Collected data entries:
• • • • • • •

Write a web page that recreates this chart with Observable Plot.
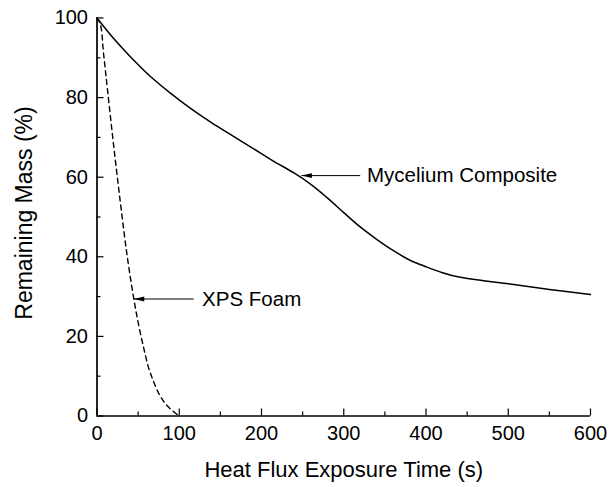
<!DOCTYPE html>
<html>
<head>
<meta charset="utf-8">
<script src="https://cdn.jsdelivr.net/npm/d3@7"></script>
<script src="https://cdn.jsdelivr.net/npm/@observablehq/plot@0.6"></script>
<style>
  html, body { margin: 0; padding: 0; background: #fff; }
  #chart { width: 611px; height: 487px; }
</style>
</head>
<body>
<div id="chart"></div>
<script>
// ---- Data ----
const myceliumTime = [0, 20, 40, 65, 90, 115, 140, 165, 190, 215, 240, 260, 280, 300, 320, 340, 360, 380, 400, 420, 440, 470, 500, 550, 600];
const myceliumMass = [100, 94.9, 90.4, 85.3, 81.0, 77.1, 73.6, 70.4, 67.2, 64.0, 61.0, 58.2, 54.8, 51.1, 47.5, 44.4, 41.6, 39.2, 37.5, 36.0, 34.9, 34.0, 33.2, 31.8, 30.5];

const xpsTime = [0, 4, 8, 13, 20.5, 28.5, 36.5, 44.7, 50.8, 56.9, 62.6, 68.7, 75.1, 82, 89.3, 100];
const xpsMass = [100, 98.5, 91, 81.5, 67.5, 53.5, 40.5, 29.5, 22.7, 17.0, 12.2, 8.7, 5.65, 3.4, 1.76, 0];

const xMajorTicks = [0, 100, 200, 300, 400, 500, 600];
const xMinorTicks = [50, 150, 250, 350, 450, 550];
const yMajorTicks = [0, 20, 40, 60, 80, 100];
const yMinorTicks = [10, 30, 50, 70, 90];

const annoLabels = ["Mycelium Composite", "XPS Foam"];
const annoTipX   = [248.5, 44.7];
const annoTailX  = [320, 117.6];
const annoTextX  = [328.3, 127.8];
const annoY      = [60.4, 29.4];

const xTitle = "Heat Flux Exposure Time (s)";
const yTitle = "Remaining Mass (%)";

// ---- Build tables ----
const mycelium = myceliumTime.map((t, i) => ({t, m: myceliumMass[i]}));
const xps = xpsTime.map((t, i) => ({t, m: xpsMass[i]}));
const annos = annoLabels.map((label, i) => ({label, tip: annoTipX[i], tail: annoTailX[i], tx: annoTextX[i], y: annoY[i]}));

const W = 611, H = 487;
const mL = 96.5, mR = 21, mT = 17.5, mB = 71.5;
const frameW = W - mL - mR, frameH = H - mT - mB;

const arrowHead = {
  draw(context) {
    context.moveTo(0, 0);
    context.lineTo(10.5, -2.4);
    context.lineTo(10.5, 2.4);
    context.closePath();
  }
};

const chart = Plot.plot({
  width: W,
  height: H,
  marginLeft: mL,
  marginRight: mR,
  marginTop: mT,
  marginBottom: mB,
  style: {fontFamily: "'Liberation Sans', Arial, sans-serif", fontSize: "20px", color: "#000", background: "#fff", overflow: "visible"},
  x: {domain: [0, 600], ticks: xMajorTicks, tickSize: 0, tickPadding: 10, label: null},
  y: {domain: [0, 100], ticks: yMajorTicks, tickSize: 0, tickPadding: 9, label: null},
  marks: [
    // inward ticks
    Plot.tickX(xMajorTicks, {x: d => d, insetTop: frameH - 7, stroke: "#000", strokeWidth: 1.2}),
    Plot.tickX(xMinorTicks, {x: d => d, insetTop: frameH - 4, stroke: "#000", strokeWidth: 1.2}),
    Plot.tickY(yMajorTicks, {y: d => d, insetRight: frameW - 7, stroke: "#000", strokeWidth: 1.2}),
    Plot.tickY(yMinorTicks, {y: d => d, insetRight: frameW - 4, stroke: "#000", strokeWidth: 1.2}),
    // axis lines
    Plot.ruleX([0], {stroke: "#000", strokeWidth: 1.7}),
    Plot.ruleY([0], {stroke: "#000", strokeWidth: 1.7}),
    // series
    Plot.line(mycelium, {x: "t", y: "m", curve: "catmull-rom", stroke: "#000", strokeWidth: 1.5}),
    Plot.line(xps, {x: "t", y: "m", curve: "catmull-rom", stroke: "#000", strokeWidth: 1.4, strokeDasharray: "5,4"}),
    // annotations
    Plot.link(annos, {x1: "tip", x2: "tail", y1: "y", y2: "y", stroke: "#000", strokeWidth: 1}),
    Plot.dot(annos, {x: "tip", y: "y", symbol: arrowHead, fill: "#000", stroke: "none"}),
    Plot.text(annos, {x: "tx", y: "y", text: "label", textAnchor: "start", fontSize: 20.5, fill: "#000"}),
    // axis titles
    Plot.text([xTitle], {frameAnchor: "bottom", text: d => d, textAnchor: "middle", lineAnchor: "middle", dy: 54, fontSize: 22, fill: "#000"}),
    Plot.text([yTitle], {frameAnchor: "left", text: d => d, textAnchor: "middle", lineAnchor: "middle", rotate: -90, dx: -72, dy: -4, fontSize: 23, fill: "#000"})
  ]
});

document.getElementById("chart").appendChild(chart);
</script>
</body>
</html>
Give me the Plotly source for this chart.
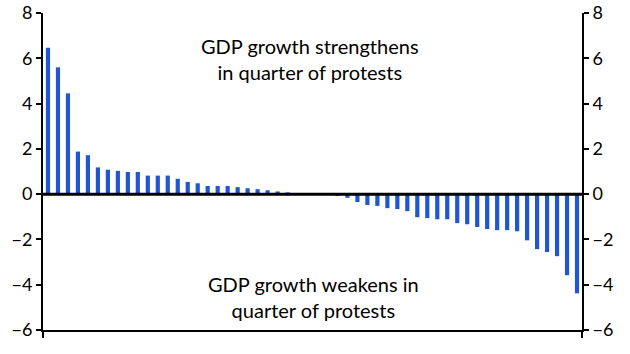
import plotly.graph_objects as go

# Change in GDP growth in quarter of protests (sorted), % pts
values = [6.47, 5.6, 4.45, 1.88, 1.72, 1.18, 1.08, 1.03, 0.98, 0.98,
          0.82, 0.82, 0.82, 0.68, 0.54, 0.48, 0.36, 0.36, 0.36, 0.31,
          0.26, 0.22, 0.17, 0.12, 0.08, 0.04, 0.0, 0.0, 0.0,
          -0.08, -0.16, -0.35, -0.48, -0.52, -0.62, -0.66, -0.75, -1.02, -1.06,
          -1.11, -1.11, -1.28, -1.33, -1.45, -1.54, -1.59, -1.59, -1.64, -2.04,
          -2.43, -2.56, -2.74, -3.58, -4.38]
positions = list(range(len(values)))
y_ticks = [8, 6, 4, 2, 0, -2, -4, -6]

FONT = "Lato"
BLUE = "#2156D2"

fig = go.Figure()
fig.add_trace(go.Bar(x=positions, y=values, marker=dict(color=BLUE, line=dict(width=0)),
                     width=0.42, showlegend=False))
fig.add_trace(go.Scatter(x=[positions[0]], y=[None], yaxis="y2", showlegend=False,
                         hoverinfo="skip"))

axis_common = dict(range=[-6, 8], tickvals=y_ticks, ticks="outside", ticklen=5,
                   tickwidth=2, tickcolor="black", showline=True, linecolor="black",
                   linewidth=2, showgrid=False, zeroline=False, automargin=False,
                   tickfont=dict(family=FONT, size=18, color="black"))

fig.update_layout(
    width=630, height=354,
    margin=dict(l=43, r=48, t=13, b=24, autoexpand=False),
    plot_bgcolor="white", paper_bgcolor="white",
    bargap=0.6,
    xaxis=dict(range=[-0.5, len(values) - 0.5], showgrid=False, zeroline=False,
               showline=True, linecolor="black", linewidth=2, mirror=False,
               automargin=False,
               tickvals=[-0.5, len(values) - 0.5], ticktext=["", ""], ticks="outside",
               ticklen=6, tickwidth=2, tickcolor="black", showticklabels=False),
    yaxis=dict(**axis_common, side="left"),
    yaxis2=dict(**axis_common, side="right", overlaying="y"),
    shapes=[dict(type="line", xref="paper", yref="y", x0=0, x1=1, y0=0, y1=0,
                 line=dict(color="black", width=3), layer="above")],
    annotations=[
        dict(x=26.2, y=5.95, xref="x", yref="y", showarrow=False,
             text="GDP growth strengthens<br>in quarter of protests",
             font=dict(family=FONT, size=20, color="black"), align="center"),
        dict(x=26.6, y=-4.53, xref="x", yref="y", showarrow=False,
             text="GDP growth weakens in<br>quarter of protests",
             font=dict(family=FONT, size=20, color="black"), align="center"),
    ],
)

fig.write_html("out.html")
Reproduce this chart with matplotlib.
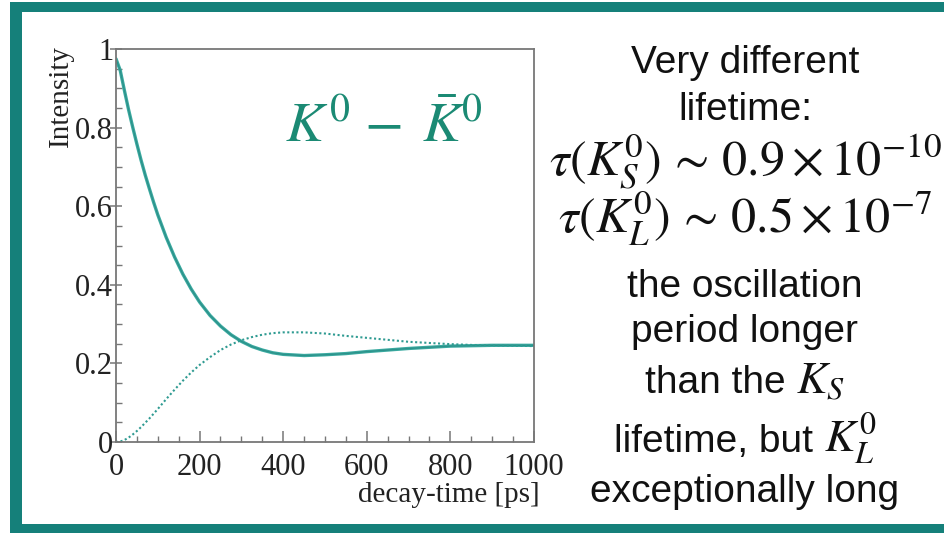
import matplotlib
matplotlib.use("Agg")
import matplotlib.pyplot as plt
from matplotlib.patches import Rectangle
from matplotlib.ticker import MultipleLocator, FixedLocator

plt.rcParams['mathtext.fontset'] = 'stix'

# ---- data ----
decay_time = [0, 10, 20, 30, 40, 50, 60, 70, 80, 90, 100, 120, 140, 160, 180, 200,
              225, 250, 275, 300, 325, 350, 375, 400, 450, 500, 550, 600, 650, 700,
              750, 800, 850, 900, 950, 1000]
intensity_k0 = [0.975, 0.946, 0.895, 0.846, 0.801, 0.758, 0.717, 0.679, 0.644, 0.610,
                0.578, 0.521, 0.471, 0.427, 0.389, 0.356, 0.322, 0.295, 0.273, 0.256,
                0.243, 0.234, 0.227, 0.223, 0.220, 0.222, 0.225, 0.230, 0.234, 0.238,
                0.241, 0.244, 0.245, 0.246, 0.246, 0.246]
intensity_k0bar = [0.000, 0.001, 0.005, 0.011, 0.019, 0.028, 0.038, 0.049, 0.060, 0.072,
                   0.084, 0.109, 0.133, 0.156, 0.177, 0.196, 0.216, 0.234, 0.248, 0.259,
                   0.267, 0.273, 0.277, 0.279, 0.279, 0.276, 0.270, 0.265, 0.260, 0.255,
                   0.252, 0.249, 0.247, 0.246, 0.245, 0.244]
x_ticks = [0, 200, 400, 600, 800, 1000]
x_tick_labels = ['0', '200', '400', '600', '800', '1000']
y_ticks = [0, 0.2, 0.4, 0.6, 0.8, 1.0]
y_tick_labels = ['0', '0.2', '0.4', '0.6', '0.8', '1']

# (plain text part, math part, baseline in px)
side_lines = [
    ("Very different", "", 73),
    ("lifetime:", "", 120),
    ("", r"$\tau(K^0_S)\,\sim\,0.9\times10^{-10}$", 175),
    ("", r"$\tau(K^0_L)\,\sim\,0.5\times10^{-7}$", 233),
    ("the oscillation", "", 297),
    ("period longer", "", 342),
    ("than the ", r"$K_S$", 393),
    ("lifetime, but ", r"$K^0_L$", 452),
    ("exceptionally long", "", 502),
]

W, H = 945, 533
fig = plt.figure(figsize=(W / 100, H / 100), dpi=100)
fig.patch.set_facecolor('white')

teal = '#15807a'
# frame border
fig.add_artist(Rectangle((10 / W, 0), 12 / W, 1 - 2 / H, transform=fig.transFigure,
                         facecolor=teal, edgecolor='none'))
fig.add_artist(Rectangle((10 / W, 1 - 12 / H), 1, 10 / H, transform=fig.transFigure,
                         facecolor=teal, edgecolor='none'))
fig.add_artist(Rectangle((10 / W, 0), 1, 9 / H, transform=fig.transFigure,
                         facecolor=teal, edgecolor='none'))

# axes
ax_l, ax_r, ax_t, ax_b = 116, 534, 49, 442
ax = fig.add_axes([ax_l / W, 1 - ax_b / H, (ax_r - ax_l) / W, (ax_b - ax_t) / H])

ax.plot(decay_time, intensity_k0, color='#3aaaa0', lw=2.4, solid_capstyle='round')
ax.plot(decay_time, intensity_k0, color='#2c918a', lw=0.9, solid_capstyle='round')
ax.plot(decay_time, intensity_k0bar, color='#2f9b92', lw=1.5, linestyle=(0, (1.0, 1.2)))

ax.set_xlim(0, 1000)
ax.set_ylim(0, 1)
ax.xaxis.set_major_locator(FixedLocator(x_ticks))
ax.set_xticklabels(x_tick_labels)
ax.yaxis.set_major_locator(FixedLocator(y_ticks))
ax.set_yticklabels(y_tick_labels)
ax.xaxis.set_minor_locator(MultipleLocator(50))
ax.yaxis.set_minor_locator(MultipleLocator(0.05))

spine_col = '#777777'
for s in ax.spines.values():
    s.set_color(spine_col)
    s.set_linewidth(1.3)

serif = ['Liberation Serif', 'DejaVu Serif']
ax.tick_params(axis='x', which='major', direction='in', length=8, width=1.1,
               color=spine_col, pad=8, labelsize=22, labelcolor='#222222')
ax.tick_params(axis='x', which='minor', direction='in', length=4, width=1.0,
               color=spine_col)
ax.tick_params(axis='y', which='major', direction='inout', length=9, width=1.1,
               color=spine_col, pad=-2.5, labelsize=22, labelcolor='#222222')
ax.tick_params(axis='y', which='minor', direction='in', length=4, width=1.0,
               color=spine_col)
for lab in ax.get_xticklabels() + ax.get_yticklabels():
    lab.set_family(serif)

ax.set_xlabel('decay-time [ps]', fontsize=21, family=serif, color='#222222', loc='right')
ax.xaxis.label.set_va('baseline')
ax.xaxis.set_label_coords((540 - ax_l) / (ax_r - ax_l), (ax_b - 502) / (ax_b - ax_t))
ax.set_ylabel('Intensity', fontsize=21, family=serif, color='#222222', loc='top')
ax.yaxis.set_label_coords((74 - ax_l) / (ax_r - ax_l), (ax_b - 45) / (ax_b - ax_t))

fig.text(384 / W, 1 - 142 / H, r'$K^0\!\;-\;\bar{K}^0$', fontsize=41, color='#1b8a74',
         ha='center', va='baseline')

renderer = fig.canvas.get_renderer()
cx = 745
for plain, math, base in side_lines:
    y = 1 - base / H
    parts = []
    if plain:
        parts.append(fig.text(0, y, plain, fontsize=28, color='#111111',
                              family=['Liberation Sans', 'DejaVu Sans'],
                              ha='left', va='baseline'))
    if math:
        fs = 36 if not plain else 33
        parts.append(fig.text(0, y, math, fontsize=fs, color='#111111',
                              ha='left', va='baseline'))
    widths = [p.get_window_extent(renderer).width for p in parts]
    x = cx - sum(widths) / 2
    for p, w in zip(parts, widths):
        p.set_x(x / W)
        x += w

fig.savefig('out.png', dpi=100, facecolor='white')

• • • • • • •

Task instructions:
Looking above, find the stretch of lines that opens with the one holding "Reproduce this chart with matplotlib." and closes with the one holding "plt.rcParams['mathtext.fontset'] = 'stix'". Copy it exactly, pictures excluded.

The result:
Reproduce this chart with matplotlib.
import matplotlib
matplotlib.use("Agg")
import matplotlib.pyplot as plt
from matplotlib.patches import Rectangle
from matplotlib.ticker import MultipleLocator, FixedLocator

plt.rcParams['mathtext.fontset'] = 'stix'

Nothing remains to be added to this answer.